Baliosus californicus is a species of tortoise beetle or hispine in the family Chrysomelidae. It is found in Central America and North America, where it has been recorded from the United States (Arizona, California, Oregon, Texas) and Mexico (Baja California).

==Description==
The head is smooth and opaque and the face between the eyes is obsoletely produced, the front and upper face impressed with a deep longitudinal groove. The antennae are equal in length to the head and thorax, slightly thickened towards the apex. The thorax is slightly broader than long, the sides converging from the base to the apex, obsoletely angulate. The elytra are oblong, parallel, the apices conjointly, obtusely rounded. The margin is minutely serrulate. The upper surface is convex on the sides and at the apex, slightly flattened along the suture.
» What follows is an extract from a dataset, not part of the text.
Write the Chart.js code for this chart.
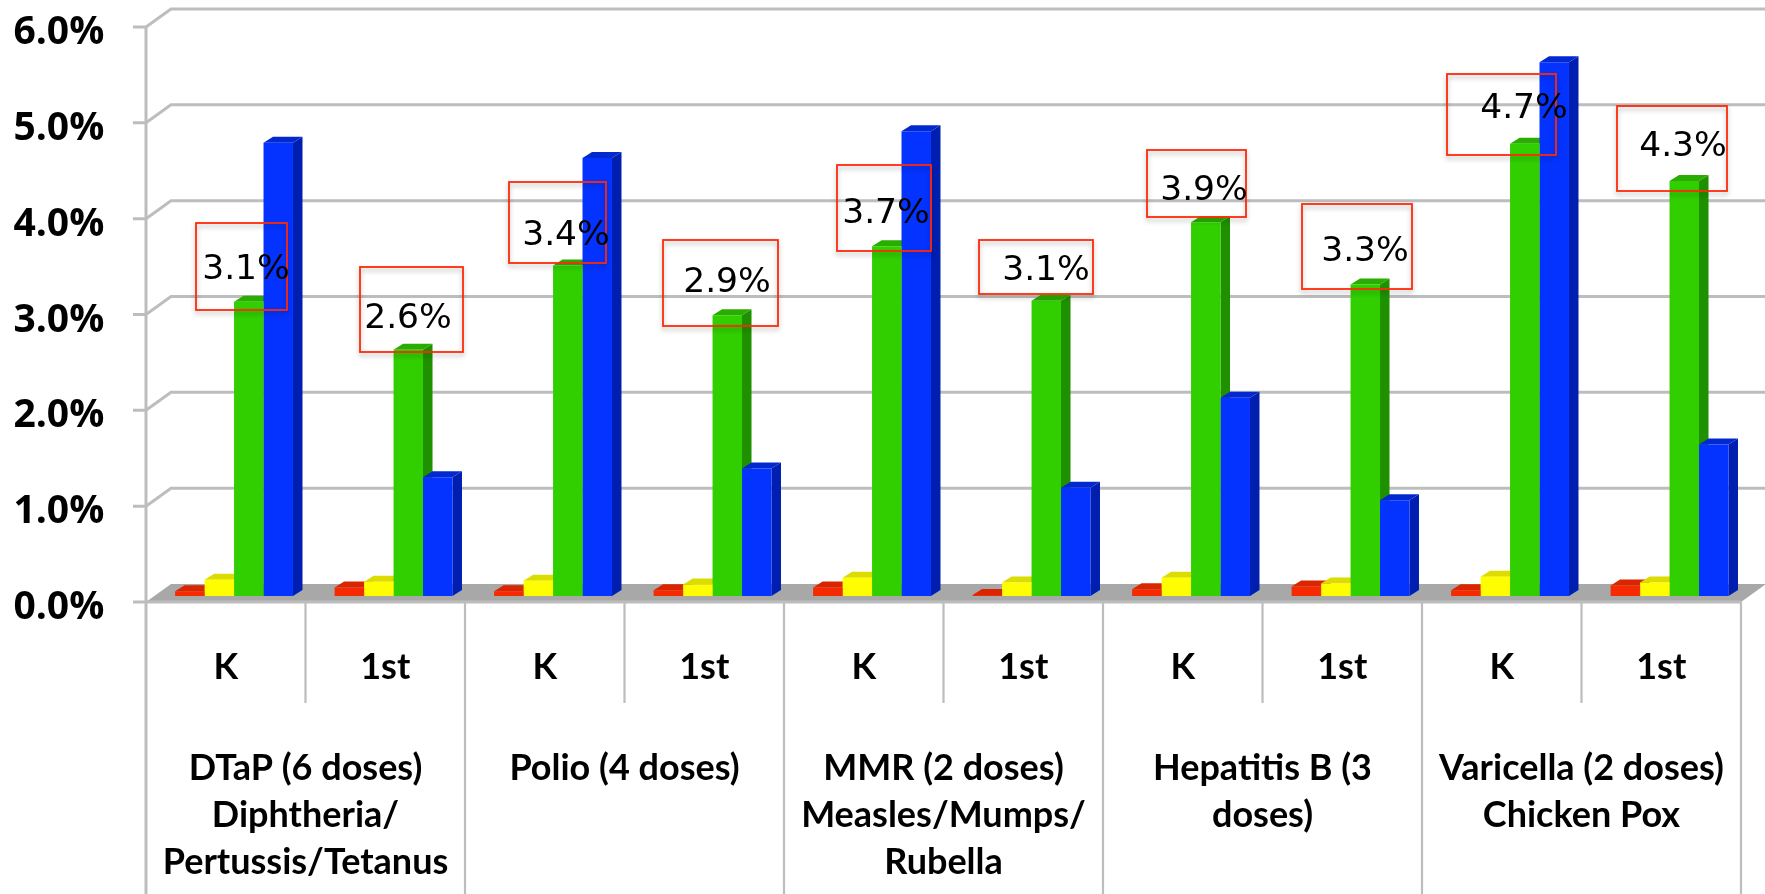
<!DOCTYPE html>
<html>
<head>
<meta charset="utf-8">
<style>html,body{margin:0;padding:0;background:#fff}#wrap{width:1765px;height:894px;position:relative}canvas{filter:blur(0.7px)}</style>
<script src="https://cdn.jsdelivr.net/npm/chart.js@4"></script>
</head>
<body>
<div id="wrap"><canvas id="c"></canvas></div>
<script>
const grades = ["K","1st","K","1st","K","1st","K","1st","K","1st"];
const vaccines = [
  ["DTaP (6 doses)","Diphtheria/","Pertussis/Tetanus"],
  ["Polio (4 doses)"],
  ["MMR (2 doses)","Measles/Mumps/","Rubella"],
  ["Hepatitis B (3","doses)"],
  ["Varicella (2 doses)","Chicken Pox"]
];
const seriesRed    = [0.05,0.09,0.05,0.06,0.09,0.01,0.07,0.10,0.06,0.11];
const seriesYellow = [0.17,0.15,0.16,0.12,0.19,0.14,0.19,0.13,0.20,0.14];
const seriesGreen  = [3.07,2.57,3.45,2.93,3.65,3.08,3.90,3.25,4.72,4.33];
const seriesBlue   = [4.73,1.24,4.57,1.33,4.85,1.13,2.07,1.00,5.57,1.58];
const calloutText  = ["3.1%","2.6%","3.4%","2.9%","3.7%","3.1%","3.9%","3.3%","4.7%","4.3%"];
// callout annotation frames: left, top, width, height, text x, text y
const calloutFrames = [
  [196,223,91,87,246,270],[360,267,103,85,408,319],[509,182,97,81,566,236],
  [663,240,115,86,727,283],[837,165,94,86,886,214],[979,240,114,54,1046,271],
  [1147,150,99,67,1204,191],[1302,204,110,85,1365,252],[1447,74,109,81,1524,109],
  [1617,106,110,85,1683,147]
];
const depthX = 9.5, depthY = 6, wallX = 25, wallDown = 6, wallUp = 12, cellShift = 8.3;
const sideColors = ["#c42200","#d8d800","#1f9000","#001fb0"];
const topColors  = ["#d92600","#dcdc00","#28ad00","#0228d0"];
const gridColor = "#bdbdbd";

const wallsPlugin = {
  id:"walls",
  beforeDatasetsDraw(chart){
    const {ctx,chartArea:a,scales:{y}} = chart;
    const L = a.left-cellShift, cell=(a.right-a.left)/10, R=L+cell*10;
    ctx.save();
    ctx.strokeStyle=gridColor; ctx.lineWidth=3; ctx.lineCap="butt";
    [1,2,3,4,5,6].forEach(v=>{
      const p=y.getPixelForValue(v);
      ctx.beginPath();
      ctx.moveTo(L-13,p+wallDown); ctx.lineTo(L,p+wallDown);
      ctx.lineTo(L+wallX,p-wallUp); ctx.lineTo(chart.width,p-wallUp);
      ctx.stroke();
    });
    const z=y.getPixelForValue(0);
    ctx.fillStyle="#a8a8a8";
    ctx.beginPath();
    ctx.moveTo(L,z+wallDown);ctx.lineTo(L+wallX,z-wallUp);ctx.lineTo(R+wallX,z-wallUp);ctx.lineTo(R,z+wallDown);
    ctx.closePath();ctx.fill();
    ctx.beginPath();ctx.moveTo(L-13,z+wallDown);ctx.lineTo(R,z+wallDown);ctx.stroke();
    ctx.lineWidth=3;
    ctx.beginPath();ctx.moveTo(L,y.getPixelForValue(6)+wallDown);ctx.lineTo(L,chart.height);ctx.stroke();
    ctx.lineWidth=2.2;
    for(let i=1;i<=10;i++){
      const xx=L+cell*i;
      ctx.beginPath();ctx.moveTo(xx,z+wallDown);
      ctx.lineTo(xx,i%2? z+107:chart.height);ctx.stroke();
    }
    // side and top faces of the bars, all under the front faces
    chart.data.datasets.forEach((d,i)=>{
      chart.getDatasetMeta(i).data.forEach(b=>{
        const {x,y:t,width,base}=b.getProps(["x","y","width","base"],true);
        const l=x-width/2,r=x+width/2;
        ctx.fillStyle=sideColors[i];
        ctx.beginPath();ctx.moveTo(r,base);ctx.lineTo(r+depthX,base-depthY);ctx.lineTo(r+depthX,t-depthY);ctx.lineTo(r,t);ctx.closePath();ctx.fill();
        ctx.fillStyle=topColors[i];
        ctx.beginPath();ctx.moveTo(l,t);ctx.lineTo(l+depthX,t-depthY);ctx.lineTo(r+depthX,t-depthY);ctx.lineTo(r,t);ctx.closePath();ctx.fill();
      });
    });
    ctx.restore();
  },
  afterDatasetsDraw(chart){
    const {ctx}=chart;
    ctx.save();
    calloutFrames.forEach((f,i)=>{
      ctx.save();
      ctx.shadowColor="rgba(0,0,0,0.28)";ctx.shadowBlur=5;ctx.shadowOffsetY=3;
      ctx.strokeStyle="#ff2a08";ctx.lineWidth=1.8;
      ctx.strokeRect(f[0],f[1],f[2],f[3]);
      ctx.restore();
      ctx.fillStyle="#000";ctx.font="34.5px 'DejaVu Sans'";ctx.textAlign="center";ctx.textBaseline="middle";
      ctx.fillText(calloutText[i],f[4],f[5]);
    });
    ctx.restore();
  }
};

new Chart(document.getElementById("c"),{
  type:"bar",
  plugins:[wallsPlugin],
  data:{labels:grades,datasets:[
    {label:"Red",data:seriesRed,backgroundColor:"#f52a00"},
    {label:"Yellow",data:seriesYellow,backgroundColor:"#fefe00"},
    {label:"Green",data:seriesGreen,backgroundColor:"#31cf00"},
    {label:"Blue",data:seriesBlue,backgroundColor:"#0433ff"}
  ]},
  options:{
    responsive:true,maintainAspectRatio:false,animation:false,devicePixelRatio:1,
    layout:{padding:{top:21,right:15.7,left:0,bottom:0}},
    plugins:{legend:{display:false},tooltip:{enabled:false},title:{display:false}},
    datasets:{bar:{categoryPercentage:0.739,barPercentage:1,borderWidth:0}},
    scales:{
      y:{min:0,max:6,
        afterFit(s){s.width=154.3;s.paddingTop=0;s.paddingBottom=0;},
        grid:{display:false,drawTicks:false},border:{display:false},
        ticks:{stepSize:1,padding:50,labelOffset:12,color:"#000",
          font:{family:"'Open Sans'",weight:"bold",size:39},
          callback:v=>Number(v).toFixed(1)+"%"}},
      x:{weight:0,
        afterFit(s){s.height=110;s.paddingLeft=0;s.paddingRight=0;},
        grid:{display:false,drawTicks:false},border:{display:false},
        ticks:{autoSkip:false,maxRotation:0,padding:50,labelOffset:-8.3,color:"#000",
          font:{family:"Lato",weight:"bold",size:36}}},
      x2:{type:"category",position:"bottom",weight:1,labels:vaccines,offset:true,
        afterFit(s){s.height=188;s.paddingLeft=0;s.paddingRight=0;},
        grid:{display:false,drawTicks:false},border:{display:false},
        ticks:{autoSkip:false,maxRotation:0,padding:39,labelOffset:-8.3,color:"#000",
          font:{family:"Lato",weight:"bold",size:36,lineHeight:1.3}}}
    }
  }
});
</script>
</body>
</html>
Each elytron has ten, about the middle disc with nine, at the extreme base with eleven, rows of deeply impressed punctures, the second, fourth, and eighth interspaces (the basal third of the last excepted), together with the sixth at base and apex, costate, the suture also elevated.

==Biology==
This species has been found feeding on Ceanothus fendleri, Ceanothus integerrimus, Ceanothus leucodermis and Ceanothus velutinus.